Granted, I'm sensitive. I get my feelings hurt. I admit it. i don't like getting my feelings hurt, especially when I take care to make my comment in a respectful "this is just how it is for me" way. People have lost the fucking plot.
HENCE; I don't choose to throw my voice into the fray where people are going to be fucking mean and disrespectful.
But anyway. You know I dig you, DBW. That should never be in doubt. :)
And you're right, DBW: The loud lunatics have shoved people like me out of the way. I will not fight with them. What's the point??
I'll fight with you any day. But life's too short to just be screamed at on my own damn blog. Or to be told how stupid I am.
I have been called many things in my life when people are mad at me (people who actually KNOW me, I mean, in real life). Things that I can accept are true. But I have never been called "stupid" until I got a blog.

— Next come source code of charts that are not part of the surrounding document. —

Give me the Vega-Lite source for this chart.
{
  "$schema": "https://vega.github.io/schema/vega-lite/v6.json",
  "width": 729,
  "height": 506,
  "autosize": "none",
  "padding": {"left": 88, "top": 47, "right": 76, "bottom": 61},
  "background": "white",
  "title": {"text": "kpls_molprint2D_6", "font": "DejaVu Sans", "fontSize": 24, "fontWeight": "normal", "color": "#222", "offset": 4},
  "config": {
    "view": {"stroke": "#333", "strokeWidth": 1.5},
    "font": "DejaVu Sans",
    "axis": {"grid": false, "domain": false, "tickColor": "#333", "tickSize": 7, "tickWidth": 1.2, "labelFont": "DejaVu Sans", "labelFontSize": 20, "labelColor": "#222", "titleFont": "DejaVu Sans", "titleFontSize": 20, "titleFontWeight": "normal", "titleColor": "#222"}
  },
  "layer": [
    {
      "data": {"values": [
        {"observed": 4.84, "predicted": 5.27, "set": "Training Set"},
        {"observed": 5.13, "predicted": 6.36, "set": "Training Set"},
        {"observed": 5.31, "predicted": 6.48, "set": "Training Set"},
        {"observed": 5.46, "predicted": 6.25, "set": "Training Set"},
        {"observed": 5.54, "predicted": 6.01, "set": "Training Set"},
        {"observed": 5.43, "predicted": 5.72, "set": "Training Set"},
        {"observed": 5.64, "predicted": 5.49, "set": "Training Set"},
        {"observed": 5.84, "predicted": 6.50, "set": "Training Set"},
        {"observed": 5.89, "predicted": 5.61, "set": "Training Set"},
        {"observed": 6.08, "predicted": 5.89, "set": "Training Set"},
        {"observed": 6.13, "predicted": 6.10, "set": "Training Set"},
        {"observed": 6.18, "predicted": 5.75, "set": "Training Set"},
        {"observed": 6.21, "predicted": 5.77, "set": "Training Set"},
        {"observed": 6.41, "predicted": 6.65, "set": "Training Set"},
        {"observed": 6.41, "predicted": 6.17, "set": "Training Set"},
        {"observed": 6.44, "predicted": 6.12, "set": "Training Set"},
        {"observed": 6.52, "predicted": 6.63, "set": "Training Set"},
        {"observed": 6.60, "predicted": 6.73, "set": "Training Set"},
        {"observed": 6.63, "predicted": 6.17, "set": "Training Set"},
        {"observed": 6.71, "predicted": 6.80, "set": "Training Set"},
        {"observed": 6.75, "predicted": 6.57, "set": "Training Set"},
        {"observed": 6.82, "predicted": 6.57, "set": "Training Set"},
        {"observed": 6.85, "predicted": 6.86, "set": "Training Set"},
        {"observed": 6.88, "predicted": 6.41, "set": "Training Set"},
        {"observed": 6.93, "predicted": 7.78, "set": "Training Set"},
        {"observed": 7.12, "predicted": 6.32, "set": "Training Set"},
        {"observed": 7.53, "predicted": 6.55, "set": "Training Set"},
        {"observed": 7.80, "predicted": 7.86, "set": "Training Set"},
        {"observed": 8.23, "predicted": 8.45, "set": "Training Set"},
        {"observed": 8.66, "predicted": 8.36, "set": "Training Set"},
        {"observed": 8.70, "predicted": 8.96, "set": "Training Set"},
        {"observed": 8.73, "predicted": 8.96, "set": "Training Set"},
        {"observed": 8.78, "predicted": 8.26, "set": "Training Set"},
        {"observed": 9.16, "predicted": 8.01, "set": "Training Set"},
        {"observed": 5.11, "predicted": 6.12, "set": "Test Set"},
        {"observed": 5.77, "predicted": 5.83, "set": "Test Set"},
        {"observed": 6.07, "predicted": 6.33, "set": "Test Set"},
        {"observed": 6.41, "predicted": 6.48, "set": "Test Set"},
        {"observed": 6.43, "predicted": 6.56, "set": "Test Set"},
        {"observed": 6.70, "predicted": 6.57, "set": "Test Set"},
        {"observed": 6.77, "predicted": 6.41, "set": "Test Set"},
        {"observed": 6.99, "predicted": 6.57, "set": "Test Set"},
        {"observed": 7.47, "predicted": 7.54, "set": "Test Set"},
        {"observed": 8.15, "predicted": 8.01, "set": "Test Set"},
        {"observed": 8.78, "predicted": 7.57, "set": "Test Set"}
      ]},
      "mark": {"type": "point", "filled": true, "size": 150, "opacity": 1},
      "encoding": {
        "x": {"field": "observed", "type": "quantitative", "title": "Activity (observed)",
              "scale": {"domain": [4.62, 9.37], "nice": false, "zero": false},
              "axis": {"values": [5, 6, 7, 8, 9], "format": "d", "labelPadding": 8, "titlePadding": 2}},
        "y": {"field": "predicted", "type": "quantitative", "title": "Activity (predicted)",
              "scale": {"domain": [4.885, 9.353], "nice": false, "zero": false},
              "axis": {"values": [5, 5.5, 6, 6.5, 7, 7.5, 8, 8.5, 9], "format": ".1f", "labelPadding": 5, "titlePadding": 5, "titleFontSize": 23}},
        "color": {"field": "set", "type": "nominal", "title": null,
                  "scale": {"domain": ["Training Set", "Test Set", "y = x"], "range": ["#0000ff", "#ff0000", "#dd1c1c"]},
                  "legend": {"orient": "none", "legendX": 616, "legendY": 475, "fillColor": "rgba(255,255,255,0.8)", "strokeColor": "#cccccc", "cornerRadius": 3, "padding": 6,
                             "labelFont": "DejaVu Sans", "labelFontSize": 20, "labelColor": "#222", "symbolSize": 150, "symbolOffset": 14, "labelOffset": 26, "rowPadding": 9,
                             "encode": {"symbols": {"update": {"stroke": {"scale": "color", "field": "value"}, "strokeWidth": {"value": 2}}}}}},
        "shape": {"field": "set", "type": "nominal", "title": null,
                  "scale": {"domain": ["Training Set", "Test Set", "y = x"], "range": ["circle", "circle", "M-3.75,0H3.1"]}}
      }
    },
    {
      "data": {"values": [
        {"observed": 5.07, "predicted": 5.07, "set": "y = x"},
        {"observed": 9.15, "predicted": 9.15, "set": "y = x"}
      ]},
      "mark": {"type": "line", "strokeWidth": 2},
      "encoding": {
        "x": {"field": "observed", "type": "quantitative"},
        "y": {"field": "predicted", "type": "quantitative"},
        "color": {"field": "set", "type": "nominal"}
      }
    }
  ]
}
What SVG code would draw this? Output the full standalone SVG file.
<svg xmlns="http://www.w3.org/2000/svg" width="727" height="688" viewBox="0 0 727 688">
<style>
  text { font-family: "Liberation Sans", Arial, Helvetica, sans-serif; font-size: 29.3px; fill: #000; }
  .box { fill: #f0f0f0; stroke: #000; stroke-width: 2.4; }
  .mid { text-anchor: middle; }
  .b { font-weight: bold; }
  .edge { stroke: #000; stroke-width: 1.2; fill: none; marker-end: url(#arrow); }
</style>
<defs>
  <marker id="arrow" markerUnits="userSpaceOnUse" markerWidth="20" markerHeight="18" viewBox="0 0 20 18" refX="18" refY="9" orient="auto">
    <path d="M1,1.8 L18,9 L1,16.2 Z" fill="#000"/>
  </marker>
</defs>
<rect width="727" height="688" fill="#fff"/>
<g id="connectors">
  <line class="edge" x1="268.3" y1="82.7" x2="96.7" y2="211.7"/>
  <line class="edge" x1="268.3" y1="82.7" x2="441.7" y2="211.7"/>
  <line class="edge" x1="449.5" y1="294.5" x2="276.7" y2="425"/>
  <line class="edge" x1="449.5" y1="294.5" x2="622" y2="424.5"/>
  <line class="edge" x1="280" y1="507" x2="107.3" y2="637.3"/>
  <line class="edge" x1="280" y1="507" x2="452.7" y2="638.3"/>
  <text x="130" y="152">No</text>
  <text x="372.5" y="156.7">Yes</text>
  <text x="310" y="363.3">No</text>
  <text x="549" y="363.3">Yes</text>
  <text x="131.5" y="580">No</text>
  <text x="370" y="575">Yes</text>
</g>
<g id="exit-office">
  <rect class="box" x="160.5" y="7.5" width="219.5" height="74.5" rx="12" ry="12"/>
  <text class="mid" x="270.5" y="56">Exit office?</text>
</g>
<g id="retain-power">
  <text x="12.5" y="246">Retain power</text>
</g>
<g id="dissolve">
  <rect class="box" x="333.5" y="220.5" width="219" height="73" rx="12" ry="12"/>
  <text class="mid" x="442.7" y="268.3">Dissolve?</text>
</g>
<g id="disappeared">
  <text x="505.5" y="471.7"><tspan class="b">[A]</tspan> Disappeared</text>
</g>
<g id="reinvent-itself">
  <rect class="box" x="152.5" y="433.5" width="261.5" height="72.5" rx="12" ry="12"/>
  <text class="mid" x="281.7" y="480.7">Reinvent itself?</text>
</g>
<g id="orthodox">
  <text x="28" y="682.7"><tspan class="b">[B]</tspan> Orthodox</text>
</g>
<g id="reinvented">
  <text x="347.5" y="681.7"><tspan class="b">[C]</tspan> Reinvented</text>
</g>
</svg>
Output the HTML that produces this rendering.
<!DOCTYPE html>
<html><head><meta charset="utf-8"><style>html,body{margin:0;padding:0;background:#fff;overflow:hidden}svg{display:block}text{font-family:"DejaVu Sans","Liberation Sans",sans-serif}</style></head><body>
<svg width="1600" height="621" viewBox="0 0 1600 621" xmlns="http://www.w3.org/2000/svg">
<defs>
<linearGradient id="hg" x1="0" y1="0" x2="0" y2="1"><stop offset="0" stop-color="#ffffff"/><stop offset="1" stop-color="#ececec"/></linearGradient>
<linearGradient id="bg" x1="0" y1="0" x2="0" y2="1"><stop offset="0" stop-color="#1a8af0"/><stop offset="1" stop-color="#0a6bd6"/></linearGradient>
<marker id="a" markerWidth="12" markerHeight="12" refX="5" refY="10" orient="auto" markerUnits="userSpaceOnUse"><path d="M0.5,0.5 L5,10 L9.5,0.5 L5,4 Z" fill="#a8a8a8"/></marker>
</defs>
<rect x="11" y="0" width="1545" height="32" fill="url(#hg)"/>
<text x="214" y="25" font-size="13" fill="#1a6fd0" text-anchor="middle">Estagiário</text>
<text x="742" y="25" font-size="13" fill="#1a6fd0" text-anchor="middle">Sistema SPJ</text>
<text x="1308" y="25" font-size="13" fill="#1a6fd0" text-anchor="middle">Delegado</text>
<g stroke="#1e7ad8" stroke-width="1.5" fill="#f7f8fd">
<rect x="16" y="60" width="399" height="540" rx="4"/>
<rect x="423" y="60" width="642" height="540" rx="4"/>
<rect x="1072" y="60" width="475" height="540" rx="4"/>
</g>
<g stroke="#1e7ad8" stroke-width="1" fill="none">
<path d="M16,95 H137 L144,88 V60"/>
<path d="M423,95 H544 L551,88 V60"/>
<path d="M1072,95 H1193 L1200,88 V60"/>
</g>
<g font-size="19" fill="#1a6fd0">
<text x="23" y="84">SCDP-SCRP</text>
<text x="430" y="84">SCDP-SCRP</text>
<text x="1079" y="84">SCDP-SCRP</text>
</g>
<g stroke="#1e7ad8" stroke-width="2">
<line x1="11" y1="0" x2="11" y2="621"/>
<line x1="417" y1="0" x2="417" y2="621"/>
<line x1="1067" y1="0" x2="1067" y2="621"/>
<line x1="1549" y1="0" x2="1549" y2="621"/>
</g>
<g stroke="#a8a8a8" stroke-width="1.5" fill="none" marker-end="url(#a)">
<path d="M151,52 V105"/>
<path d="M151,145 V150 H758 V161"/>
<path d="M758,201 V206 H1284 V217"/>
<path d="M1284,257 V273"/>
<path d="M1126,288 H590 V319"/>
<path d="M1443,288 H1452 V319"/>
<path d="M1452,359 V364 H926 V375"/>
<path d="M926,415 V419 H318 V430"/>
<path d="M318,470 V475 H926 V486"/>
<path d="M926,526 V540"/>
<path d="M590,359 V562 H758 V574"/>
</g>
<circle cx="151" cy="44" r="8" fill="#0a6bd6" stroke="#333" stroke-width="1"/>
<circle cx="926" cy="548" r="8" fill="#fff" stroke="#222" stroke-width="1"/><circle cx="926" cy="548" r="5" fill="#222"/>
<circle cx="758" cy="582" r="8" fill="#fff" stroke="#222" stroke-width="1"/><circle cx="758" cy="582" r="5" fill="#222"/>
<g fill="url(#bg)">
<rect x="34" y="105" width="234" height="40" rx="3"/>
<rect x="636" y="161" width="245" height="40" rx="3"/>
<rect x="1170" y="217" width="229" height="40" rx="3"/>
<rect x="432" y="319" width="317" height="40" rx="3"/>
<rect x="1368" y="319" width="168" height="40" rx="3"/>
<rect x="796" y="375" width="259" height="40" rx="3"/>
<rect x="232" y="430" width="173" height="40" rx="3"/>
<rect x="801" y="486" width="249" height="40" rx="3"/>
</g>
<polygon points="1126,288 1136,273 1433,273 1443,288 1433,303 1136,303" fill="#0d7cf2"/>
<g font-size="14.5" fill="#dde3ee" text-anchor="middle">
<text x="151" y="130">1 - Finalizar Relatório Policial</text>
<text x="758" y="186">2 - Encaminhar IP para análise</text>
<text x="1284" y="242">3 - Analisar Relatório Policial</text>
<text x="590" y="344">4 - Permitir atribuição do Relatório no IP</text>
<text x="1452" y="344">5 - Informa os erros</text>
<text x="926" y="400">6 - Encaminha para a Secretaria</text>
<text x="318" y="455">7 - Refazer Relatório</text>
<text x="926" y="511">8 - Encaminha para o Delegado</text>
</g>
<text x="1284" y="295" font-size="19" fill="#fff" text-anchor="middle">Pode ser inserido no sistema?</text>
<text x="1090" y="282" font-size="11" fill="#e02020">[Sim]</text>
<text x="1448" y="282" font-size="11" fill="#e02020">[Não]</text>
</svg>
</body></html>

The Winds of Change guys linked to one of my posts in an approving way (about South Park conservatives), and everyone filled up the comments with: "She's a moron, she's stupid." Huh?
Stupid??? These people don't know me. I can accept that I am many things that are not cool, but I am not, nor have I ever been, stupid.
Posted by: red at May 16, 2005 2:24 PMYou dig me? Yeah, BABY! To quickly break my pledge from above, maybe you could do a post about that.
Seriously, I think I know how you feel. It is depressing to bend over backwards to be polite and respectful of someone else's opinion, and then have them stomp all over yours--believe me, I know what that is like. In the fantasy world, the internet would be more full of the respectful exchange of ideas than it is. There are little pockets here and there, oases in the desert, but certainly not enough for this dedicated conversationalist. In my opinion, anyone unwilling to entertain the thought that they might be wrong about some things, is frightfully close-minded, and unlikely to benefit from reasoned discourse anyway.